Short task:
Which lines hold the string "this"? Copy every one of them.

Dataset records:
##############################
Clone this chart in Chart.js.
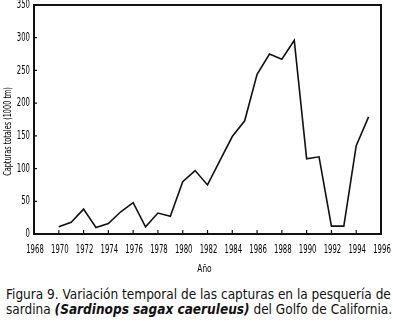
<!DOCTYPE html>
<html>
<head>
<meta charset="utf-8">
<script src="https://cdn.jsdelivr.net/npm/chart.js@4/dist/chart.umd.min.js"></script>
<style>
  html, body { margin: 0; padding: 0; background: #fff; }
  #wrap { position: relative; width: 393px; height: 321px; overflow: hidden; }
  #box { position: absolute; left: 0; top: 0; width: 393px; height: 278px; }
  #caption {
    position: absolute; left: 6px; top: 287px; width: 387px;
    font-family: "Liberation Sans Narrow", "Arial Narrow", "DejaVu Sans Condensed", sans-serif;
    font-size: 13.5px; line-height: 15px; color: #111; white-space: nowrap;
  }
  #caption i { font-weight: bold; }
</style>
</head>
<body>
<div id="wrap">
  <div id="box"><canvas id="grafico"></canvas></div>
  <div id="caption">Figura 9. Variación temporal de las capturas en la pesquería de la<br>sardina <i>(Sardinops sagax caeruleus)</i> del Golfo de California.</div>
</div>
<script>
const anios = [1970, 1971, 1972, 1973, 1974, 1975, 1976, 1977, 1978, 1979, 1980, 1981, 1982,
  1983, 1984, 1985, 1986, 1987, 1988, 1989, 1990, 1991, 1992, 1993, 1994, 1995];
const capturas = [11, 18, 38, 10, 16, 34, 48, 11, 32, 27, 80, 97, 75,
  112, 149, 173, 244, 275, 267, 296, 115, 118, 12, 12, 135, 179];
const ticksX = [1968, 1970, 1972, 1974, 1976, 1978, 1980, 1982, 1984, 1986, 1988, 1990, 1992, 1994, 1996];
const ticksY = [0, 50, 100, 150, 200, 250, 300, 350];
const tituloX = 'Año';
const tituloY = 'Capturas totales (1000 tm)';

const fuente = "'Liberation Sans Narrow', 'Arial Narrow', 'DejaVu Sans Condensed', sans-serif";

// texto angosto (la fuente original es muy condensada)
function textoAngosto(ctx, texto, x, y, k, rot) {
  ctx.save();
  ctx.translate(x, y);
  if (rot) ctx.rotate(rot);
  ctx.scale(k, 1);
  ctx.fillText(texto, 0, 0);
  ctx.restore();
}

// marcas hacia adentro, marco superior/derecho y etiquetas
const ejesFigura = {
  id: 'ejesFigura',
  afterDraw(chart) {
    const ctx = chart.ctx;
    const area = chart.chartArea;
    const x = chart.scales.x, y = chart.scales.y;
    ctx.save();
    ctx.strokeStyle = '#111';
    ctx.lineWidth = 1.2;
    ctx.beginPath();
    ticksX.forEach(t => {
      const px = x.getPixelForValue(t);
      ctx.moveTo(px, area.bottom);
      ctx.lineTo(px, area.bottom - 4);
    });
    ticksY.forEach(t => {
      const py = y.getPixelForValue(t);
      ctx.moveTo(area.left, py);
      ctx.lineTo(area.left + 3, py);
    });
    ctx.stroke();
    ctx.lineWidth = 2;
    ctx.beginPath();
    ctx.moveTo(area.left, area.top);
    ctx.lineTo(area.right, area.top);
    ctx.lineTo(area.right, area.bottom);
    ctx.stroke();

    ctx.fillStyle = '#000';
    ctx.font = '12px ' + fuente;
    ctx.textBaseline = 'middle';
    ctx.textAlign = 'center';
    ticksX.forEach(t => textoAngosto(ctx, String(t), x.getPixelForValue(t) + 1, area.bottom + 16, 0.64));
    ctx.textAlign = 'right';
    ticksY.forEach(t => textoAngosto(ctx, String(t), area.left - 4, y.getPixelForValue(t), 0.64));

    ctx.font = '11px ' + fuente;
    ctx.textAlign = 'center';
    textoAngosto(ctx, tituloX, (area.left + area.right) / 2 - 3, area.bottom + 35, 0.75);
    textoAngosto(ctx, tituloY, 8, (area.top + area.bottom) / 2 + 12, 0.66, -Math.PI / 2);
    ctx.restore();
  }
};

const config = {
  type: 'line',
  data: {
    datasets: [{
      data: anios.map((a, i) => ({x: a, y: capturas[i]})),
      borderColor: '#111',
      borderWidth: 1.6,
      pointRadius: 0,
      tension: 0,
      fill: false
    }]
  },
  options: {
    responsive: true,
    maintainAspectRatio: false,
    animation: false,
    layout: { padding: { top: 5, right: 12, left: 34, bottom: 44 } },
    scales: {
      x: {
        type: 'linear',
        min: 1968,
        max: 1996,
        grid: { display: false, drawTicks: false },
        border: { display: true, color: '#111', width: 2 },
        ticks: { display: false }
      },
      y: {
        min: 0,
        max: 350,
        grid: { display: false, drawTicks: false },
        border: { display: true, color: '#111', width: 2 },
        ticks: { display: false }
      }
    },
    plugins: {
      legend: { display: false },
      tooltip: { enabled: false }
    }
  },
  plugins: [ejesFigura]
};

new Chart(document.getElementById('grafico'), config);
</script>
</body>
</html>
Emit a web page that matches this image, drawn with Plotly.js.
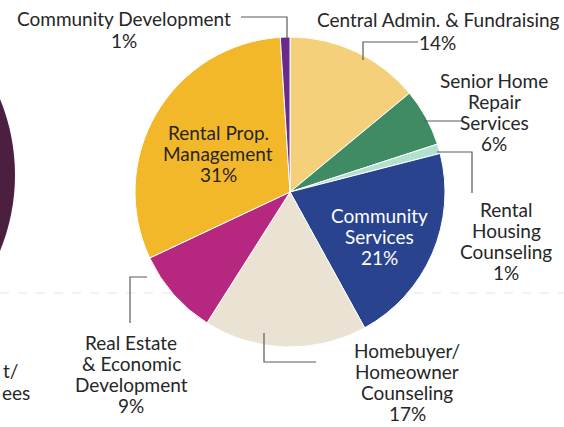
<!DOCTYPE html>
<html>
<head>
<meta charset="utf-8">
<script src="https://cdn.plot.ly/plotly-3.0.1.min.js"></script>
<style>html,body{margin:0;padding:0;background:#fff;}#chart{width:564px;height:427px;}</style>
</head>
<body>
<div id="chart"></div>
<script>
var categories = ["Central Admin. & Fundraising","Senior Home Repair Services","Rental Housing Counseling","Community Services","Homebuyer/ Homeowner Counseling","Real Estate & Economic Development","Rental Prop. Management","Community Development"];
var values = [14, 6, 1, 21, 17, 9, 31, 1];
var colors = ["#f5d07a","#3e8b64","#b2e0d0","#29438f","#eae2d2","#b6287f","#f3b72a","#6a2a8a"];
var labelLines = [
  ["Central Admin. & Fundraising"],
  ["Senior Home","Repair","Services"],
  ["Rental","Housing","Counseling"],
  ["Community","Services"],
  ["Homebuyer/","Homeowner","Counseling"],
  ["Real Estate","& Economic","Development"],
  ["Rental Prop.","Management"],
  ["Community Development"]
];

var W = 564, H = 427;
function px(x){return x/W;}
function py(y){return 1 - y/H;}
// pie geometry (pixels)
var cx = 290, cy = 192, r = 155;

var txt = "#262626";
var F = "Lato, 'Open Sans', sans-serif";
var FS = 19, LH = 21.3;
var annotations = [];
function line(text, x, y, color, anchor){
  annotations.push({text:text, x:px(x), y:py(y), xref:'paper', yref:'paper', showarrow:false,
    xanchor:anchor||'center', yanchor:'middle', font:{family:F, size:FS, color:color||txt}});
}
function block(i, x, y0, color){
  var ls = labelLines[i].concat([values[i] + "%"]);
  for(var k=0;k<ls.length;k++){ line(ls[k], x, y0 + k*LH, color); }
}

// Community Development
line(labelLines[7][0], 124, 18); line(values[7] + "%", 124, 40);
// Central Admin
line(labelLines[0][0], 438, 19); line(values[0] + "%", 437, 42);
block(1, 494, 80);
block(2, 506, 209);
block(3, 379, 215, "#ffffff");
block(6, 218, 132);
block(5, 131, 342);
block(4, 407, 350);
line("t/", 1, 370, txt, 'left');
line("ees", 0, 392, txt, 'left');

function path(pts){
  var d = "M" + px(pts[0][0]) + "," + py(pts[0][1]);
  for(var i=1;i<pts.length;i++){d += " L" + px(pts[i][0]) + "," + py(pts[i][1]);}
  return {type:'path', xref:'paper', yref:'paper', path:d, line:{color:'#5a5a5a', width:1.2}};
}
var shapes = [
  // partial neighbouring pie at left edge
  {type:'circle', xref:'paper', yref:'paper', x0:px(-385), x1:px(15), y0:py(375), y1:py(-25),
   fillcolor:'#4b1f40', line:{width:0}, layer:'below'},
  // faint fold line
  {type:'line', xref:'paper', yref:'paper', x0:0, x1:1, y0:py(293), y1:py(293),
   line:{color:'#eeeeee', width:1.5, dash:'dash'}, layer:'below'},
  path([[241,17],[287,17],[287,38]]),
  path([[363,60],[363,42],[418,42]]),
  path([[424,121],[463,121]]),
  path([[437,152],[472,152],[472,193]]),
  path([[147,277],[130,277],[130,323]]),
  path([[264,333],[264,362],[316,362]])
];

var data = [{
  type:'pie',
  labels:categories,
  values:values,
  sort:false,
  direction:'clockwise',
  rotation:0,
  marker:{colors:colors, line:{color:'#ffffff', width:1}},
  textinfo:'none',
  hoverinfo:'label+percent',
  showlegend:false,
  domain:{x:[px(cx-r), px(cx+r)], y:[py(cy+r), py(cy-r)]}
}];

var layout = {
  width:W, height:H,
  margin:{l:0,r:0,t:0,b:0},
  paper_bgcolor:'#ffffff',
  showlegend:false,
  annotations:annotations,
  shapes:shapes
};
Plotly.newPlot('chart', data, layout, {displayModeBar:false, staticPlot:true});
</script>
</body>
</html>
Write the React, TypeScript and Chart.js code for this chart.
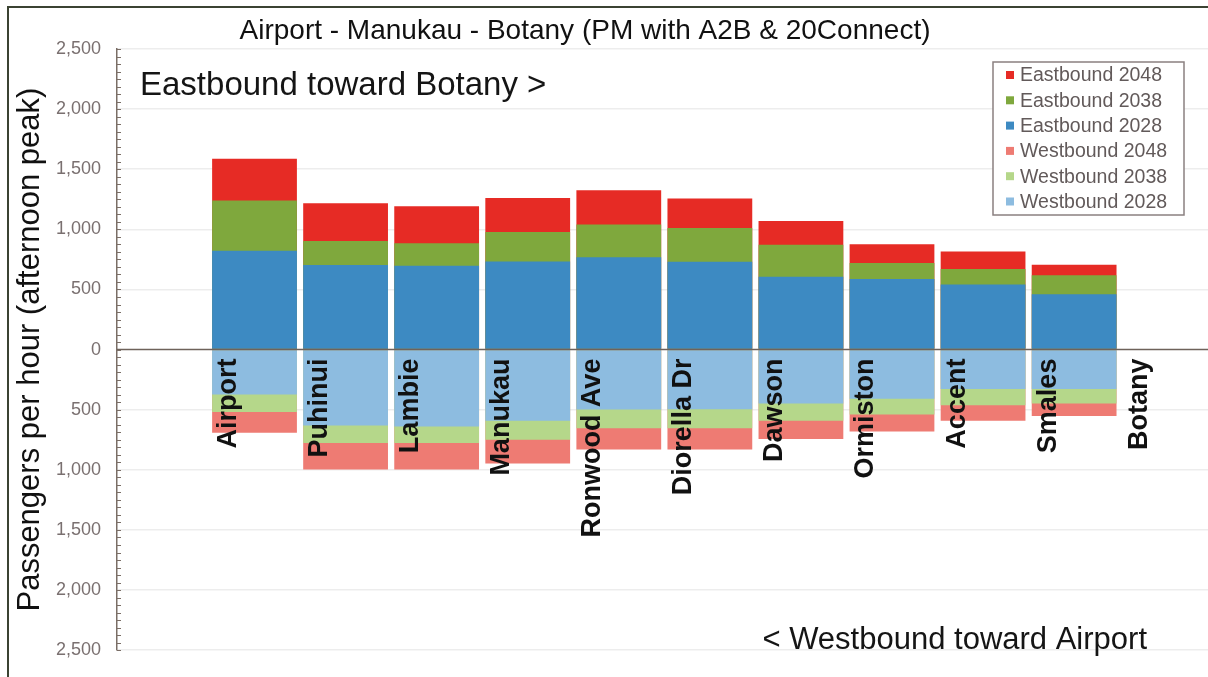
##############################
Answer for the task:
Clone this chart in Chart.js.
Emit a web page that matches this image, drawn with Plotly.js.
Write the React, TypeScript and Chart.js code for this chart.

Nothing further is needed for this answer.